Geneva Boyd of Ward began working at the factory in the late 1970s and worked on the mascara and lipstick assembly lines for more than 22 years before retiring.

“I really enjoyed working out there,” she says. “It was nice and clean and they had some good people and good supervisors.”

Working on an assembly line with either a dozen or six employees - depending upon the product - Boyd packaged products and taped boxes of products to be shipped.

“On the eye shadow line, there were a dozen of us and I’d put the little sponge applicators in the cases and then put the cases in the boxes,” she recalls, adding that employees sat on comfortable, cushioned chairs with backs while they worked. “When I retired, I was working on the lipstick line with five others - two who fed the machine, three who packed, and one who did the taping.”

But today’s cutting-edge technology has made many jobs obsolete.

“The days of the old assembly line like you’d see (on the I Love Lucy TV episode set in a candy factory) where Lucy and Ethel were trying to keep up with packaging the chocolates are gone,” Fox explains as he walks through the maze of machines filling the plant’s first floor, adding that only three countries - the United States, Europe and Germany - use this type of automation.

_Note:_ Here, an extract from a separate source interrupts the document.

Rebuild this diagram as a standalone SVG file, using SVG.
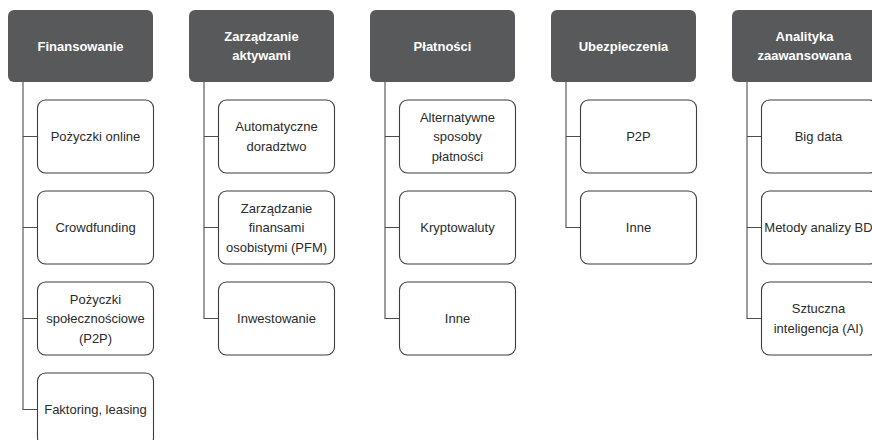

“It’s really a high-tech, fully-automated factory with robotic technology and we employ those who have majored in robotics, electrical, chemical, and mechanical engineering,” Fox says. “In the past, there weren’t a lot of female engineers but now there are.”

Among the North Little Rock plant’s current employees, which includes several female engineers, a group of 18 young professionals aged 23 to 28 are part of the company’s management development program.

Nicole French, 23, a chemical engineer from the Missouri University of Science and Technology in Rolla, graduated in December 2013 and began at L’Oreal in early 2014 after being recruited by the company during an on-campus career fair. Before graduating, she spent two summer internships at the plant.

L’Oreal is “leading us and guiding us so we will one day be the future of the company,” French says.